トウカイフェスタに乗る筆者
トウカイフェスタに乗る筆者

 トウカイテイオーといえば、1991年に無敗で皐月賞とダービーを制覇した伝説の馬だ。その後は故障に泣いたが、93年の引退レース・有馬記念で奇跡の優勝し、多くのファンが感動の涙を流した。近年はゲーム&アニメの「ウマ娘」の大ヒットで、当時を知らない世代からも注目を集めている。その名馬の産駒に跨れる乗馬クラブが群馬にあるという。しかも未経験者でも乗れるというのだ。競馬好き、ウマ娘好きには、耳寄りな話ではないか。

【写真】“第2の馬生”を乗馬として送る「リランとヤマニンバッスル」

 前橋市からほど近い赤城乗馬クラブを訪れた。

 このクラブにはトウカイテイオーの産駒が4頭もおり、会員以外のビジターでも乗れる。とはいえ、あの名馬の子だ。引退後も闘争心に溢れ、未経験者などは振り落とされるのでは?
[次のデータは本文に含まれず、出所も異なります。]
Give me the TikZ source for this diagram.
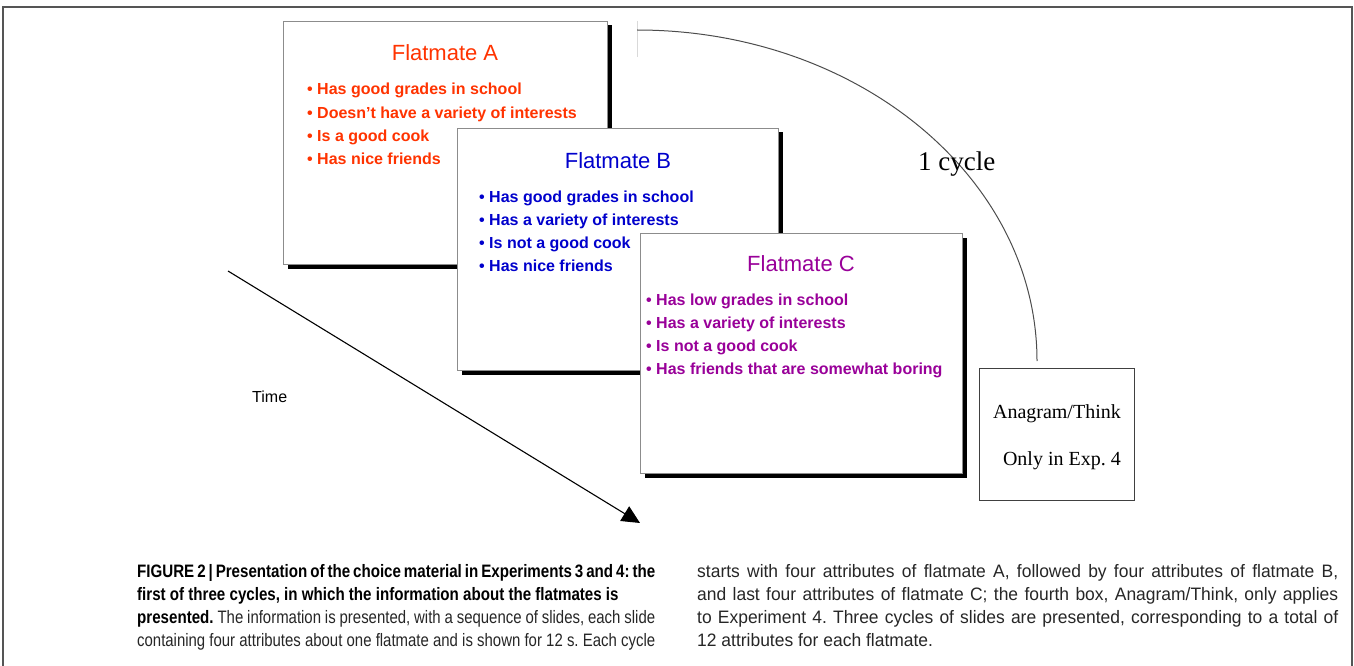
\documentclass[tikz,border=0pt]{standalone}
\usepackage{fontspec}
\setmainfont{Liberation Serif}
\newfontfamily\slidefont{Liberation Sans}
\newfontfamily\capleft[FakeStretch=0.83, BoldFeatures={FakeStretch=0.84}]{Liberation Sans}
\newfontfamily\capright[FakeStretch=0.97]{Liberation Sans}
\usetikzlibrary{arrows.meta, shadows}
\definecolor{mateA}{RGB}{255, 51, 0}
\definecolor{mateB}{RGB}{0, 0, 204}
\definecolor{mateC}{RGB}{153, 0, 153}
\definecolor{framegray}{RGB}{85, 85, 85}
\newcommand{\capjust}[2]{\hbox to #1{#2}}
\frenchspacing

\begin{document}
\begin{tikzpicture}[x=1pt, y=-1pt,
  slide/.style={draw=black!45, line width=1pt, fill=white, inner sep=0pt, anchor=north west,
    drop shadow={shadow xshift=4pt, shadow yshift=-4pt, fill=black, opacity=1}},
  slidetitle/.style={font=\slidefont\fontsize{22}{26}\selectfont, anchor=base, inner sep=0pt},
  slideitem/.style={font=\slidefont\bfseries\fontsize{16}{19}\selectfont, anchor=base west, inner sep=0pt},
  serifnote/.style={font=\fontsize{20}{24}\selectfont, anchor=base east, inner sep=0pt},
  capleftline/.style={font=\capleft\fontsize{18}{23}\selectfont, anchor=base west, inner sep=0pt, text=black!85},
  caprightline/.style={font=\capright\fontsize{18}{23}\selectfont, anchor=base west, inner sep=0pt, text=black!85}]
  \useasboundingbox (0,0) rectangle (1354,666);

  % Outer frame
  \draw[framegray, line width=1.2pt] (3,666) -- (3,7) -- (1352,7) -- (1352,666);

  % Slide A
  \node[slide, minimum width=324pt, minimum height=243pt] (slideA) at (283,21) {};
  \node[slidetitle, text=mateA] (titleA) at (445,61) {Flatmate A};
  \node[slideitem, text=mateA] (itemA1) at (307,95) {\textbullet\ Has good grades in school};
  \node[slideitem, text=mateA] (itemA2) at (307,118.2) {\textbullet\ Doesn’t have a variety of interests};
  \node[slideitem, text=mateA] (itemA3) at (307,141.4) {\textbullet\ Is a good cook};
  \node[slideitem, text=mateA] (itemA4) at (307,164.6) {\textbullet\ Has nice friends};

  % Slide B
  \node[slide, minimum width=321pt, minimum height=242pt] (slideB) at (457,128) {};
  \node[slidetitle, text=mateB] (titleB) at (618,168) {Flatmate B};
  \node[slideitem, text=mateB] (itemB1) at (479,202) {\textbullet\ Has good grades in school};
  \node[slideitem, text=mateB] (itemB2) at (479,225.2) {\textbullet\ Has a variety of interests};
  \node[slideitem, text=mateB] (itemB3) at (479,248.4) {\textbullet\ Is not a good cook};
  \node[slideitem, text=mateB] (itemB4) at (479,271.6) {\textbullet\ Has nice friends};

  % Slide C
  \node[slide, minimum width=322pt, minimum height=240pt] (slideC) at (640,233) {};
  \node[slidetitle, text=mateC] (titleC) at (801,271) {Flatmate C};
  \node[slideitem, text=mateC] (itemC1) at (646,305) {\textbullet\ Has low grades in school};
  \node[slideitem, text=mateC] (itemC2) at (646,328.2) {\textbullet\ Has a variety of interests};
  \node[slideitem, text=mateC] (itemC3) at (646,351.4) {\textbullet\ Is not a good cook};
  \node[slideitem, text=mateC] (itemC4) at (646,374.6) {\textbullet\ Has friends that are somewhat boring};

  % Cycle arc
  \coordinate (markTop) at (637,21);
  \coordinate (markBot) at (637,57);
  \draw[black!15, line width=0.8pt] (markTop) -- (markBot);
  \coordinate (cycStart) at (637,30);
  \coordinate (cycEnd) at (1037,361);
  \draw[black!70, line width=1pt] (cycStart) .. controls +(221,0) and +(0,-183) .. (cycEnd);
  \node[font=\fontsize{27}{30}\selectfont, anchor=base west, inner sep=0pt] (cycleLabel) at (918,170) {1 cycle};

  % Anagram box
  \node[draw=black!75, line width=1pt, inner sep=0pt, anchor=north west, minimum width=155pt, minimum height=132pt] (anagram) at (979,368) {};
  \node[serifnote] (anaText) at (1121,418) {Anagram/Think};
  \node[serifnote] (onlyText) at (1121,465) {Only in Exp. 4};

  % Time arrow
  \coordinate (timeStart) at (228,271);
  \coordinate (timeEnd) at (640,523);
  \draw[line width=1.1pt, -{Triangle[length=18pt, width=17pt]}] (timeStart) -- (timeEnd);
  \node[font=\slidefont\fontsize{16}{19}\selectfont, anchor=base west, inner sep=0pt] (timeLabel) at (252,402) {Time};

  % Caption
  \node[capleftline] (capL1) at (137,577) {\capjust{518pt}{\bfseries\color{black}FIGURE 2 | Presentation of the choice material in Experiments 3 and 4: the}};
  \node[capleftline] (capL2) at (137,600) {\bfseries\color{black}first of three cycles, in which the information about the flatmates is};
  \node[capleftline] (capL3) at (137,623) {\capjust{518pt}{{\bfseries\color{black}presented.} The information is presented, with a sequence of slides, each slide}};
  \node[capleftline] (capL4) at (137,646) {\capjust{518pt}{containing four attributes about one flatmate and is shown for 12 s. Each cycle}};
  \node[caprightline] (capR1) at (697,577) {\capjust{641pt}{starts with four attributes of flatmate A, followed by four attributes of flatmate B,}};
  \node[caprightline] (capR2) at (697,600) {\capjust{641pt}{and last four attributes of flatmate C; the fourth box, Anagram/Think, only applies}};
  \node[caprightline] (capR3) at (697,623) {\capjust{641pt}{to Experiment 4. Three cycles of slides are presented, corresponding to a total of}};
  \node[caprightline] (capR4) at (697,646) {12 attributes for each flatmate.};
\end{tikzpicture}
\end{document}
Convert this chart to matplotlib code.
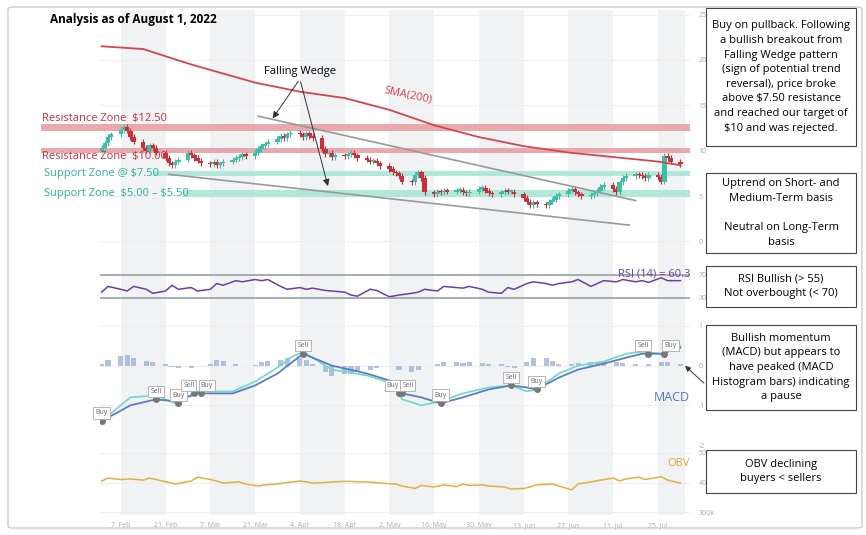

「いえいえ。4頭とも人に従順で温厚。乗馬に適した性格です」

 と語るのは、このクラブの石井計人社長。

 ここにいる産駒は、ヤマニンバッスル、ゴールドショット、リラン(競走馬時代の名はダッキ)、トウカイフェスタ。いずれもJRAや地方競馬で走ったうえ、引退後の“第2の馬生”を乗馬として送っているのだ。

 乗馬クラブで会員やビジターが乗るだけでなく、馬術大会に出場することもある。9月10日に行われた群馬県馬事公苑乗馬大会には、トウカイフェスタとリランが出場。2種目に出たフェスタは1位と3位と活躍。大会初出場だったリランも2位に入賞した。

 記者が取材で訪れた日は、都内から来たという初心者2人が、ヤマニンバッスルとリランで外乗(森の中などを先導馬についてゆっくり進む)をしていた。

 帰ってきた2人に、トウカイテイオー産駒に乗った感想を聞いてみたところ、

「えっ、テイオーの子だったんですか? 知りませんでした。リランは草が大好きで、途中で立ち止まっては食べていました。牧場の方に『止めさせないと舐められてしまいますよ』と指導されたので、止めさせるようにしました。こちらの言うことをちゃんと聞いてくれましたし、とても素直な馬でした」

 実は赤城乗馬クラブは、トウカイテイオー産駒がいることをアピールしていない。ホームページでも触れていないのだ。ビジターの多くは、まさか自分が乗った馬がテイオーの子であるとも知らずに帰っていく。